Scopro invece che la Sylvia del titolo altri non è che Sylvia Bloch, la prima moglie di Leondard Michaels, morta suicida prima di compiere i venticinque anni. Questo libriccino - che si leggerebbe in poche ore, non fosse per l'angoscia opprimente che costringe a lunghe pause - nasce come memoir, poi rimaneggiato dall'autore per cercare di assomigliare ad un romanzo. Ed è forse proprio questo ciò che mi ha impedito di entrare davvero nelle pagine di questo libro e di lasciarmi andare del tutto alla lettura: che ogni cosa in queste pagine sia estremamente reale, è evidente fin dalle prime righe.
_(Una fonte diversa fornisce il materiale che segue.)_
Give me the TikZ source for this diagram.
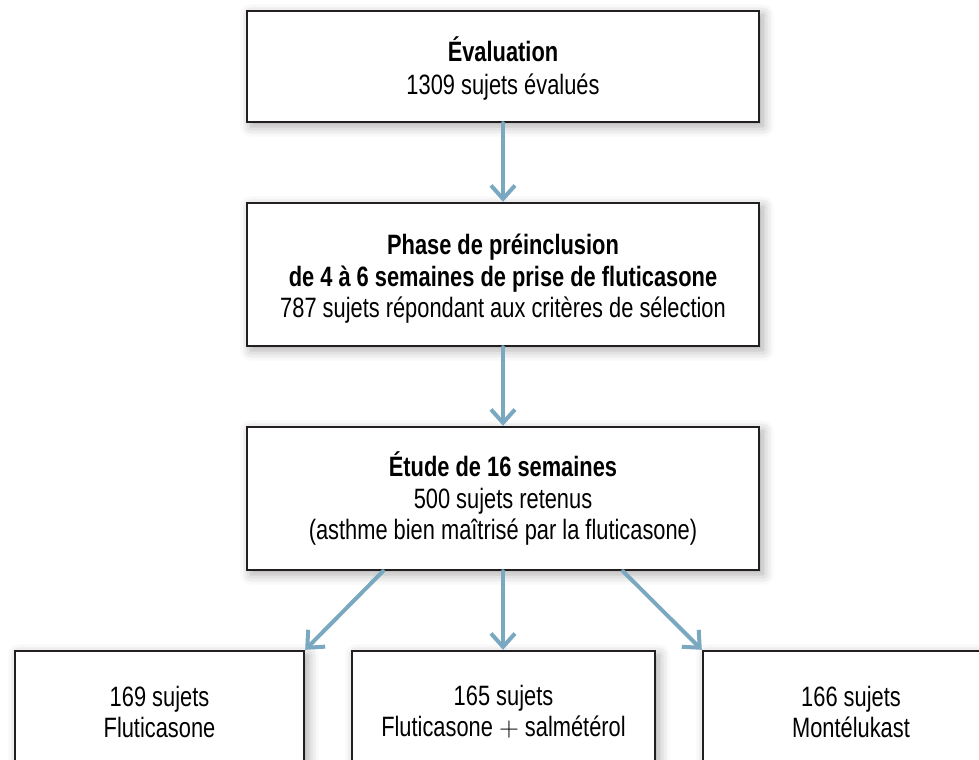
\documentclass[tikz,border=0pt]{standalone}
\usepackage{fontspec}
\setmainfont{Liberation Sans}[FakeStretch=0.78]
\usetikzlibrary{positioning,calc,arrows.meta,shadows.blur}
\definecolor{flowblue}{RGB}{122,168,192}
\definecolor{boxline}{RGB}{35,31,32}

\begin{document}
\begin{tikzpicture}[x=0.75pt,y=-0.75pt,
					stage/.style={
						draw=boxline, line width=1.8pt, fill=white,
						align=center, inner sep=0pt,
						font=\fontsize{21}{23.5}\selectfont,
						blur shadow={shadow xshift=3pt, shadow yshift=-3pt,
							shadow blur radius=8pt, shadow opacity=35}
					},
					flow/.style={
						draw=flowblue, line width=3pt, line cap=round,
						-{Straight Barb[length=10pt,width=18pt]}
					}
					]
					\useasboundingbox (0,0) rectangle (979,760);
					\clip (0,0) rectangle (979,760);
					% étapes principales
					\node[stage, minimum width=384pt, minimum height=83.25pt] (eval) at (503,66.5)
						{\rule{0pt}{22pt}\textbf{Évaluation}\\[1pt]1309 sujets évalués};
					\node[stage, minimum width=384pt, minimum height=107.25pt] (runin) at (503,274.5)
						{\rule{0pt}{22pt}\textbf{Phase de préinclusion}\\\textbf{de 4 à 6 semaines de prise de fluticasone}\\787 sujets répondant aux critères de sélection};
					\node[stage, minimum width=384pt, minimum height=107.25pt] (study) at (503,498.5)
						{\textbf{Étude de 16 semaines}\\500 sujets retenus\\(asthme bien maîtrisé par la fluticasone)};
					% trois groupes
					\node[stage, minimum width=216.75pt, minimum height=91.5pt] (armflu) at (159.5,712)
						{169 sujets\\Fluticasone};
					\node[stage, minimum width=227.25pt, minimum height=91.5pt] (armsal) at (503.5,712)
						{165 sujets\\Fluticasone $+$ salmétérol};
					\node[stage, minimum width=222pt, minimum height=91.5pt] (armmon) at (851,712)
						{166 sujets\\Montélukast};
					% flèches
					\draw[flow] (eval.south) -- (runin.north);
					\draw[flow] (runin.south) -- (study.north);
					\draw[flow] ($(study.south)+(-120,0)$) -- (armflu.north east);
					\draw[flow] (study.south) -- (study.south |- armsal.north);
					\draw[flow] ($(study.south)+(120,0)$) -- (armmon.north west);
				\end{tikzpicture}
\end{document}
Che il dolore, la confusione, il rimpianto e il senso di colpa di chi resta trasudino da ogni riga è lampante. Eppure, ad ogni pagina avevo l'impressione che non avrei dovuto trovarmi lì: questo libro racconta del dolore di Michaels, è il suo modo di venire ai patti con una relazione distruttiva e ossessiva e con un dolore che nessuno vorrebbe mai provare, tanto che il romanzo viene ad assumere una dimensione dualistica: c'è Leonard Michaels e ci sono le sue parole, ma non c'è posto per il lettore. In un certo senso, credo, non può esserci posto per il lettore: Michaels non cerca mai, neppure per un momento, di aprire un po' di più lo spiraglio della sua intimità e dei suoi ricordi per fare posto al lettore, ma resta ripiegato su sé stesso, chino sulle sue parole, chiuso in una spirale discendente. E va bene così, da un memoir del genere non credo si possa pretendere altro, ma allora, mi vien da chiedere, che senso ha fare quel passo in più?
Attorno a pagina sessanta, sono stata tentata di abbandonare la lettura: intendiamoci, ho apprezzato molto la scrittura di Michaels, credo sia un autore di tutto rispetto e forse, tra qualche tempo, proverò anche a leggere qualcuno dei suoi racconti, eppure la lettura di questo romanzo o memoir o qualsiasi etichetta gli si voglia dare mi ha messo talmente a disagio che, probabilmente, se solo avesse avuto qualche pagina in più non lo avrei mai terminato.
Il punto è che pur sapendo dalla quarta di copertina dove sarebbe andato a parare il racconto, non sono mai, mai riuscita ad entrare in empatia con Sylvia, perché la sfera emotiva dell'autore è sempre talmente forte da diventare un filtro capace di appiattire tutto il resto. La loro storia nasce in maniera ossessiva, da una fissazione e un pomeriggio di sesso senza parole, e prosegue in una spirale di odio, nevrosi e ossessioni a dir poco claustrofobico, e tutto quello che avrei voluto fare sarebbe stato prendere i protagonisti e i loro amici e scuoterli per le spalle, urlando loro di correre lontano da quella ferocia distruttiva, di cercare aiuto, di fare qualcosa . Qualcosa che ovviamente non può essere fatto, perché la follia di Sylvia è talmente profonda e distruttiva che fluisce come lava dal suo centro, e si insinua in ogni crepa, distruggendo e corrodendo tutto quello che le sta attorno.
Leggendo, tutto quello che avrei voluto fare era correre il più lontano possibile da questo romanzo, ma al tempo stesso, a distanza di giorni da quando l'ho terminato, la mia mente continua a tornare in quello squallido appartamento al Village, continuo a sentire le grida disperate di Sylvia e i suoi ricatti emotivi, mi rivedo davanti agli occhi il suo sguardo timido nascosto dietro la frangia troppo lunga.
Temo che il fantasma di Sylvia resterà con me ancora molto a lungo, accusandomi di essermi infilata a forza in una storia che, forse, avrebbe dovuto rimanere privata.